Theodore Norman Clair "Ted N. C." Wilson (born May 10, 1950) is president of the General Conference (GC) of the Seventh-day Adventist (SDA) Church.

Family and Education 
Wilson was born in Takoma Park, Maryland on May 10, 1950 to Neal C. Wilson (GC president: 1979–1990) and Elinor E. Wilson. He and his wife, Nancy Louise Vollmer Wilson, have three daughters (Emile Louise, Elizabeth Esther, and Catherine Anne) and eleven grandchildren.

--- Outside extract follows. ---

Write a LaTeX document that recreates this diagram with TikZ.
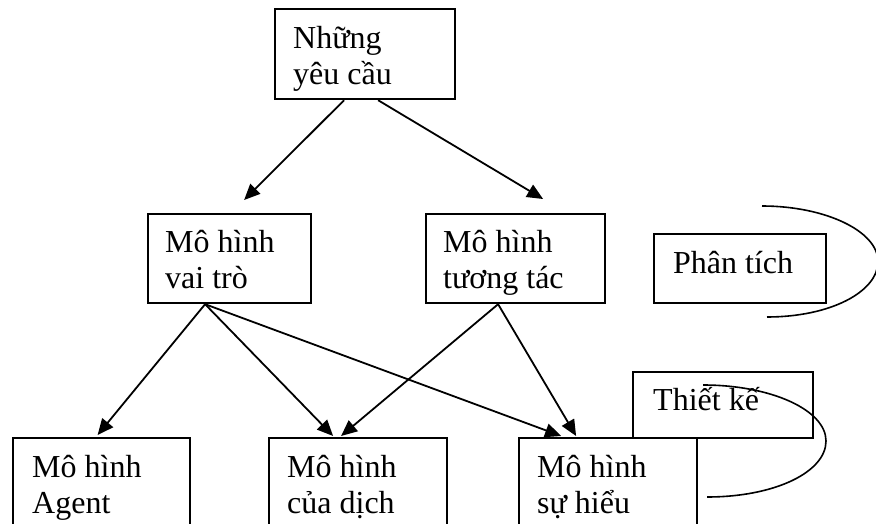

Wilson's education includes his receiving a Bachelor of Arts degree (religion and business administration) from Columbia Union College (now Washington Adventist University); a Master of Science degree (public health) from Loma Linda University; a Master of Divinity degree from Andrews University, and a Doctor of Philosophy degree (religious education) from New York University.

Career 
An ordained minister, Wilson began his church career in 1974 as a pastor in the Greater New York Conference and later as assistant director and director of Metropolitan Ministries there (1976–1981). He then worked in the Africa-Indian Ocean Division of the SDA Church (Abidjan, Cote d'Ivoire) until 1990, serving as a departmental director and later as executive secretary. After a two-year term as an associate secretary of the GC in Silver Spring, Maryland, Wilson became president of the Euro-Asia Division (Moscow, Russia), 1992–1996. After serving as president of the church's Review and Herald Publishing Association in Hagerstown, Maryland, he was elected a GC vice president in 2000.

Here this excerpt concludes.